The Commission has made 303 recommendations, but these I shall recklessly ignore, ending instead with a cautionary tale. The most important recommendation of the previous Royal Commission was that the demand for cash betting away from racecourses should be legally satisfied by the establishment of licensed betting offices. At that time you could bet cash on a racecourse or on credit elsewhere!

As a result, there was a great deal of illegal cash betting away from racecourses, but the Commission's recommendation was put into effect by the Betting and Gaming Act of 1960. The effects were revolutionary; illegal bookmaking almost completely disappeared, and the Rothschild Commission is able to say: 'We have no evidence of any disturbing invasion now, by criminals into gambling'.

Of course, there issome evidence, though most of it is admittedly anecdotal. The 8.5 per cent levy deducted from winnings by betting shops has encouraged some bookmakers to offer tax-free bets privately to clients, and the Metropolitan Police Commissioner confirms a slow but steady

increase in the number of warrants for illegal betting, but this is not the point.

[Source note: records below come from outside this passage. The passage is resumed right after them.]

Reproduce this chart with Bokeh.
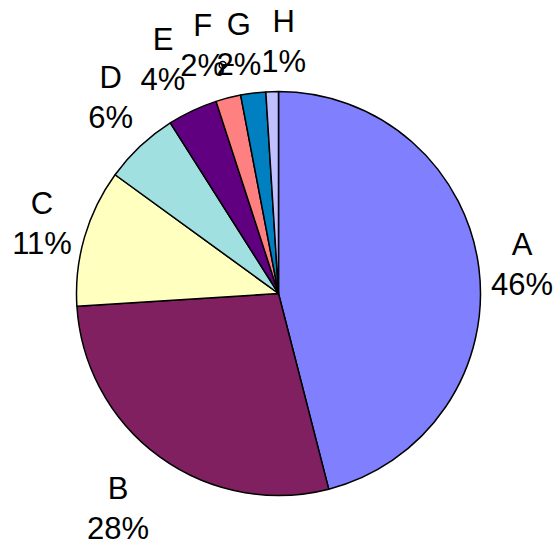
import math
from bokeh.plotting import figure
from bokeh.models import Range1d, ColumnDataSource
from bokeh.core.properties import value
from bokeh.embed import file_html
from bokeh.resources import INLINE

# ---- data ----
categories = ["A", "B", "C", "D", "E", "F", "G", "H"]
percents = [46, 28, 11, 6, 4, 2, 2, 1]
colors = ["#8080FF", "#802060", "#FFFFC0", "#A0E0E0", "#600080", "#FF8080", "#0080C0", "#C0C0FF"]

# ---- layout ----
R_PX = 202.0             # pie radius in pixels
CX_PX, CY_PX = 278, 293  # pie centre in page pixels
W, H = 553, 545
LABEL_R = 1.25
# per-label pixel nudges (dx right, dy down)
nudges = [(-7, 3), (-12, 11), (6, 0), (5, -12), (-8, -6), (-13, -3), (-8, 2), (13, 0)]

x0 = (0 - CX_PX) / R_PX
x1 = (W - CX_PX) / R_PX
y1 = CY_PX / R_PX
y0 = (CY_PX - H) / R_PX

p = figure(width=W, height=H, output_backend="svg", toolbar_location=None,
           x_range=Range1d(x0, x1), y_range=Range1d(y0, y1),
           min_border=0, outline_line_color=None)
p.axis.visible = False
p.grid.visible = False
p.background_fill_color = "white"
p.border_fill_color = "white"

total = float(sum(percents))
starts, ends, mids = [], [], []
cum = 0.0
for v in percents:
    a0 = math.pi / 2 - 2 * math.pi * cum / total
    cum += v
    a1 = math.pi / 2 - 2 * math.pi * cum / total
    starts.append(a0)
    ends.append(a1)
    mids.append((a0 + a1) / 2)

src = ColumnDataSource(dict(start=starts, end=ends, color=colors))
p.wedge(x=0, y=0, radius=1.0, start_angle="start", end_angle="end",
        direction="clock", fill_color="color", line_color="black",
        line_width=1.5, source=src)

lx, ly = [], []
for m, (dx, dy) in zip(mids, nudges):
    lx.append(LABEL_R * math.cos(m) + dx / R_PX)
    ly.append(LABEL_R * math.sin(m) - dy / R_PX)

lsrc = ColumnDataSource(dict(x=lx, y=ly, name=categories,
                             pct=[f"{v}%" for v in percents]))
common = dict(text_font=value("Liberation Sans"), text_font_size="31px",
              text_align="center", text_baseline="alphabetic", text_color="black")
p.text(x="x", y="y", text="name", y_offset=-20, source=lsrc, **common)
p.text(x="x", y="y", text="pct", y_offset=20, source=lsrc, **common)

# small leader mark next to label F
fi = categories.index("F")
fx, fy = lx[fi], ly[fi]
p.segment(x0=fx + 20 / R_PX, y0=fy - 19 / R_PX, x1=fx + 31 / R_PX, y1=fy - 19 / R_PX,
          line_color="black", line_width=2)
p.scatter(x=[fx + 20 / R_PX], y=[fy - 19 / R_PX], size=7, marker="circle",
          fill_color=None, line_color="black", line_width=1.5)

open("out.html", "w").write(file_html(p, INLINE))
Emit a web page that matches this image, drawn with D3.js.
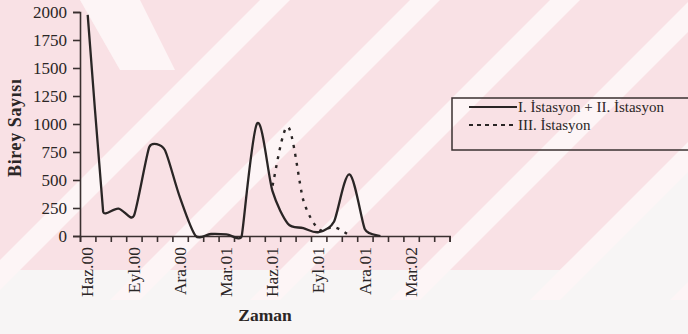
<!DOCTYPE html>
<html>
<head>
<meta charset="utf-8">
<script src="https://cdn.jsdelivr.net/npm/d3@7"></script>
<style>
  html, body { margin: 0; padding: 0; background: #f7f5f5; }
  svg { display: block; }
  text { font-family: "Liberation Serif", "Times New Roman", serif; fill: #2b2626; }
</style>
</head>
<body>
<script>
// ---- data ----
const months = ["Haz.00","Tem.00","Ağu.00","Eyl.00","Eki.00","Kas.00","Ara.00","Oca.01",
  "Şub.01","Mar.01","Nis.01","May.01","Haz.01","Tem.01","Ağu.01","Eyl.01","Eki.01","Kas.01",
  "Ara.01","Oca.02","Şub.02","Mar.02","Nis.02","May.02"];
const tickLabels = ["Haz.00","Eyl.00","Ara.00","Mar.01","Haz.01","Eyl.01","Ara.01","Mar.02"];
const yTicks = [0,250,500,750,1000,1250,1500,1750,2000];
const station12 = [1975,220,245,180,795,770,340,3,18,15,0,1005,400,110,70,35,130,550,60,0,
  null,null,null,null];
const station3 = [null,null,null,null,null,null,null,null,null,null,null,null,
  450,975,320,60,80,5,null,null,null,null,null,null];
const seriesNames = ["I. İstasyon + II. İstasyon", "III.  İstasyon"];

// ---- smoothed-line curve (Bezier, capped Catmull-Rom tangents) ----
function SmoothCurve(context) { this._context = context; }
SmoothCurve.prototype = {
  areaStart() {}, areaEnd() {},
  lineStart() { this._pts = []; },
  point(x, y) { this._pts.push([+x, +y]); },
  lineEnd() {
    const p = this._pts, n = p.length, ctx = this._context;
    if (!n) return;
    ctx.moveTo(p[0][0], p[0][1]);
    if (n === 1) return;
    const c = 0.4;
    const dist = (a, b) => Math.hypot(b[0] - a[0], b[1] - a[1]);
    const off = p.map((pi, i) => {
      const a = p[i - 1] || pi, b = p[i + 1] || pi;
      let tx = (b[0] - a[0]) / 6, ty = (b[1] - a[1]) / 6;
      const ds = [dist(a, pi), dist(pi, b)].filter(d => d > 0);
      const m = Math.min(...ds), len = Math.hypot(tx, ty);
      const s = len > c * m ? (c * m) / len : 1;
      return [tx * s, ty * s];
    });
    for (let i = 0; i < n - 1; i++) {
      ctx.bezierCurveTo(p[i][0] + off[i][0], p[i][1] + off[i][1],
        p[i + 1][0] - off[i + 1][0], p[i + 1][1] - off[i + 1][1],
        p[i + 1][0], p[i + 1][1]);
    }
  }
};
const curveSmooth = ctx => new SmoothCurve(ctx);

// ---- layout ----
const W = 688, H = 334;
const svg = d3.select("body").append("svg").attr("width", W).attr("height", H);

// watermark-like background
const bg = svg.append("g");
bg.append("rect").attr("x",0).attr("y",0).attr("width",W).attr("height",H).attr("fill","#f7f5f5");
bg.append("polygon").attr("points","0,0 688,0 688,150 560,270 0,270").attr("fill","#f9e1e5");
[-40, 110, 250, 390, 530, 670].forEach(x0 => {
  bg.append("polygon")
    .attr("points", `${x0},300 ${x0+30},300 ${x0+330},0 ${x0+300},0`)
    .attr("fill", "#fdf5f6");
});
bg.append("polygon").attr("points", "80,0 140,0 175,70 120,70").attr("fill", "#fdf5f6");

const x = d3.scaleBand().domain(months).range([80, 449.6]).padding(0);
const xb = d3.scaleLinear().domain([0, months.length]).range([80, 449.6]);
const y = d3.scaleLinear().domain([0, 2000]).range([236, 12]);
const cx = m => x(m) + x.bandwidth() / 2;
const FONT = "'Liberation Serif', 'Times New Roman', serif";

// y axis
const gy = svg.append("g").attr("transform", "translate(80,0)")
  .call(d3.axisLeft(y).tickValues(yTicks).tickSize(7).tickPadding(6).tickFormat(d3.format("d")))
  .attr("font-family", FONT).attr("font-size", 17);
gy.select(".domain").attr("stroke", "#3a3030").attr("stroke-width", 1.6);
gy.selectAll(".tick line").attr("stroke", "#3a3030").attr("stroke-width", 1.6);
gy.selectAll(".tick text").attr("fill", "#2b2626");

// x axis ticks (category boundaries)
const gx = svg.append("g").attr("transform", "translate(0,236)")
  .call(d3.axisBottom(xb).tickValues(d3.range(0, months.length + 1)).tickSize(6).tickFormat(""));
gx.select(".domain").attr("stroke", "#3a3030").attr("stroke-width", 1.6);
gx.selectAll(".tick line").attr("stroke", "#3a3030").attr("stroke-width", 1.6);

// x labels
const gl = svg.append("g").attr("transform", "translate(0,236)")
  .call(d3.axisBottom(x).tickValues(tickLabels).tickSize(0).tickPadding(0))
  .attr("font-family", FONT).attr("font-size", 17.5);
gl.select(".domain").remove();
gl.selectAll(".tick text")
  .attr("fill", "#2b2626")
  .attr("text-anchor", "end")
  .attr("transform", "translate(0,11) rotate(-90)")
  .attr("x", 0).attr("y", 0).attr("dy", "0.32em");

// lines
const line = d3.line()
  .defined(d => d.v != null)
  .x(d => cx(d.m)).y(d => y(d.v))
  .curve(curveSmooth);

const d12 = months.map((m, i) => ({ m, v: station12[i] }));
const d3s = months.map((m, i) => ({ m, v: station3[i] }));

svg.append("path").datum(d12).attr("d", line)
  .attr("fill", "none").attr("stroke", "#2a2525").attr("stroke-width", 2.3).attr("stroke-linejoin", "round");
svg.append("path").datum(d3s).attr("d", line)
  .attr("fill", "none").attr("stroke", "#2a2525").attr("stroke-width", 2.4)
  .attr("stroke-dasharray", "3,6");

// axis titles
svg.append("text").attr("x", 265).attr("y", 321).attr("text-anchor", "middle")
  .attr("font-family", FONT).style("font-size", "17.5px").style("font-weight", "bold").text("Zaman");
svg.append("text").attr("transform", "translate(21,128) rotate(-90)").attr("text-anchor", "middle")
  .attr("font-family", FONT).style("font-size", "18px").style("font-weight", "bold")
  .attr("textLength", 98).attr("lengthAdjust", "spacing").text("Birey Sayısı");

// legend
const lg = svg.append("g").attr("font-family", FONT);
lg.append("rect").attr("x", 452).attr("y", 98).attr("width", 250).attr("height", 52)
  .attr("fill", "none").attr("stroke", "#3a3030").attr("stroke-width", 1.5);
lg.append("line").attr("x1", 469).attr("x2", 517).attr("y1", 107).attr("y2", 107)
  .attr("stroke", "#2a2525").attr("stroke-width", 1.8);
lg.append("line").attr("x1", 469).attr("x2", 517).attr("y1", 125).attr("y2", 125)
  .attr("stroke", "#2a2525").attr("stroke-width", 1.8).attr("stroke-dasharray", "4,4");
lg.append("text").attr("x", 518).attr("y", 112).style("font-size", "15px").text(seriesNames[0]);
lg.append("text").attr("x", 518).attr("y", 130).style("font-size", "15px").text(seriesNames[1]);
</script>
</body>
</html>
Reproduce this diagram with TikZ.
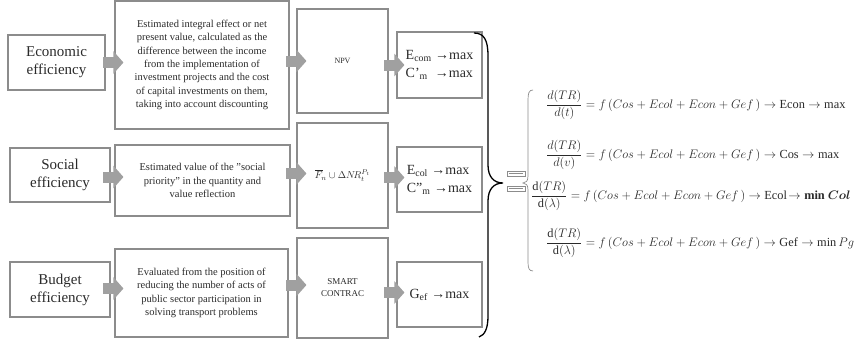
\documentclass[tikz,border=0pt]{standalone}
\usepackage{fontspec}
\setmainfont{Liberation Serif}
\usepackage{amsmath,bm}
\usetikzlibrary{arrows.meta,calc}
\definecolor{boxgray}{HTML}{8C8C8C}
\definecolor{arrgray}{HTML}{A0A0A0}
\definecolor{txt}{HTML}{2A2A2A}
\begin{document}
\begin{tikzpicture}[x=1pt,y=-1pt,
  bx/.style={draw=boxgray,line width=1.1pt,inner sep=0pt,align=center,text=txt},
  lbl/.style={bx,font=\fontsize{15}{18}\selectfont},
  desc/.style={bx,font=\fontsize{10.5}{13.3}\selectfont},
  res/.style={bx,font=\fontsize{14}{18}\selectfont,align=left},
  blk/.style={arrgray,line width=11pt,-{Triangle[length=10pt,width=22pt]}},
  eq/.style={inner sep=0pt,anchor=west,text=txt,font=\fontsize{12}{14}\selectfont,scale=1.03,transform shape}]
\useasboundingbox (0,0) rectangle (859,340);
% column 1
\node[lbl,minimum width=97pt,minimum height=55pt] (e1) at (56.5,62.5) {Economic\\efficiency};
\node[lbl,minimum width=100pt,minimum height=54pt] (e2) at (60,175) {Social\\efficiency};
\node[lbl,minimum width=100pt,minimum height=55pt] (e3) at (60,289.5) {Budget\\efficiency};
% column 2
\node[desc,minimum width=174pt,minimum height=128pt] (d1) at (202,65) {Estimated integral effect or net\\present value, calculated as the\\difference between the income\\from the implementation of\\investment projects and the cost\\of capital investments on them,\\taking into account discounting};
\node[desc,minimum width=175pt,minimum height=71pt] (d2) at (202.5,180.5) {Estimated value of the "social\\priority" in the quantity and\\value reflection};
\node[desc,minimum width=173pt,minimum height=88pt] (d3) at (201.5,293) {Evaluated from the position of\\reducing the number of acts of\\public sector participation in\\solving transport problems};
% column 3
\node[bx,font=\fontsize{8}{10}\selectfont,minimum width=91pt,minimum height=104pt] (n1) at (342.5,61) {NPV};
\node[bx,font=\fontsize{10}{12}\selectfont,minimum width=91pt,minimum height=105pt] (n2) at (342.5,175.5) {$\overline{F}_{\!n}\cup\Delta N\!R_t^{P_t}$};
\node[bx,font=\fontsize{9}{12}\selectfont,minimum width=91pt,minimum height=100pt] (n3) at (342.5,288) {SMART\\CONTRAC};
% column 4
\node[res,minimum width=85pt,minimum height=66pt] (r1) at (439.5,65) {E\textsubscript{com} →max\\C'\textsubscript{m} \ →max};
\node[res,minimum width=85pt,minimum height=65pt] (r2) at (439.5,179.5) {E\textsubscript{col} →max\\C''\textsubscript{m} →max};
\node[res,minimum width=85pt,minimum height=65pt] (r3) at (439.5,294.5) {G\textsubscript{ef} →max};
% block arrows
\foreach \i/\da/\db/\dc in {1/0/0/0,2/2/-2/-2,3/-1/-3/-2}{
  \draw[blk] ($(d\i.west |- e\i.east)+(-11,\da)$) -- ($(d\i.west |- e\i.east)+(9,\da)$);
  \draw[blk] ($(n\i.west)+(-10,\db)$) -- ($(n\i.west)+(10,\db)$);
  \draw[blk] ($(r\i.west)+(-12,\dc)$) -- ($(r\i.west)+(8,\dc)$);
}
% big brace
\draw[line width=1.3pt,black] (474,33) .. controls (484,33) and (488,40) .. (488,56) -- (488,165) .. controls (488,177) and (494,183) .. (503,183) .. controls (494,183) and (488,189) .. (488,201) -- (488,316) .. controls (488,328) and (485,335) .. (479,337);
% small marks
\draw[boxgray,line width=0.5pt] (507,171) rectangle (525,176) (509,173.5) -- (523,173.5);
\draw[boxgray,line width=0.5pt] (507,186) rectangle (525,191) (509,188.5) -- (523,188.5);
% system brace
\draw[boxgray,line width=0.7pt] (533,90) .. controls (529,90) and (528,93) .. (528,100) -- (528,176) .. controls (528,181) and (526,183) .. (523,183) .. controls (526,183) and (528,185) .. (528,190) -- (528,262) .. controls (528,268) and (529,271) .. (533,271);
% equations
\node[eq] (q1) at (546,105) {$\dfrac{d(TR)}{d(t)} = f\,(Cos + Ecol + Econ + Gef\,) \rightarrow \mathrm{Econ} \rightarrow \mathrm{max}$};
\node[eq] (q2) at (546,155) {$\dfrac{d(TR)}{d(v)} = f\,(Cos + Ecol + Econ + Gef\,) \rightarrow \mathrm{Cos} \rightarrow \mathrm{max}$};
\node[eq] (q3) at (531,196) {$\dfrac{\mathrm{d}(TR)}{\mathrm{d}(\lambda)} = f\,(Cos + Ecol + Econ + Gef\,) \rightarrow \mathrm{Ecol}\!\rightarrow \mathbf{min}\ \bm{Col}$};
\node[eq] (q4) at (546,243) {$\dfrac{\mathrm{d}(TR)}{\mathrm{d}(\lambda)} = f\,(Cos + Ecol + Econ + Gef\,) \rightarrow \mathrm{Gef} \rightarrow \mathrm{min}\,Pg$};
\end{tikzpicture}
\end{document}
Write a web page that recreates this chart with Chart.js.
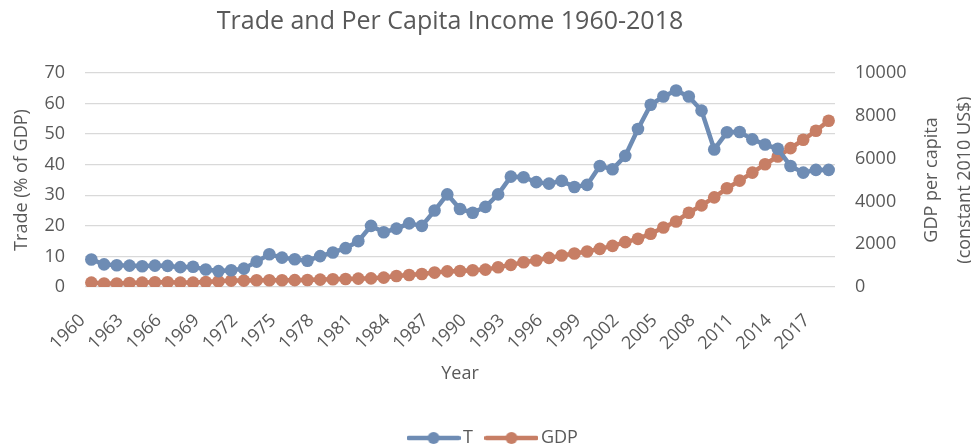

The point is rather that the realistic approach to ordinary human wishes can succeed in thwarting criminal conspiracy, and the Rothschild report displays no characteristic more strongly than realism, simple common sense. So much so, indeed, that there is a thirty two page annex— unprecedented, I suspect, in Stationery Office publications — on the odds, not only telling you what they are in everything from the pools to chemin-de-fer, but also laying out the optimum strategy for playing blackjack and so on.

I wonder which Commissioner had that idea' . . Rothschild himself? David Coleman? Marjorie Proops? Professor Bernard Williams? It may not help you to win, of course, but at least you'll have a better idea why you lost, and you'll always be welcome at Mindy's, where they long ago came to the conclusion that life was six to five against.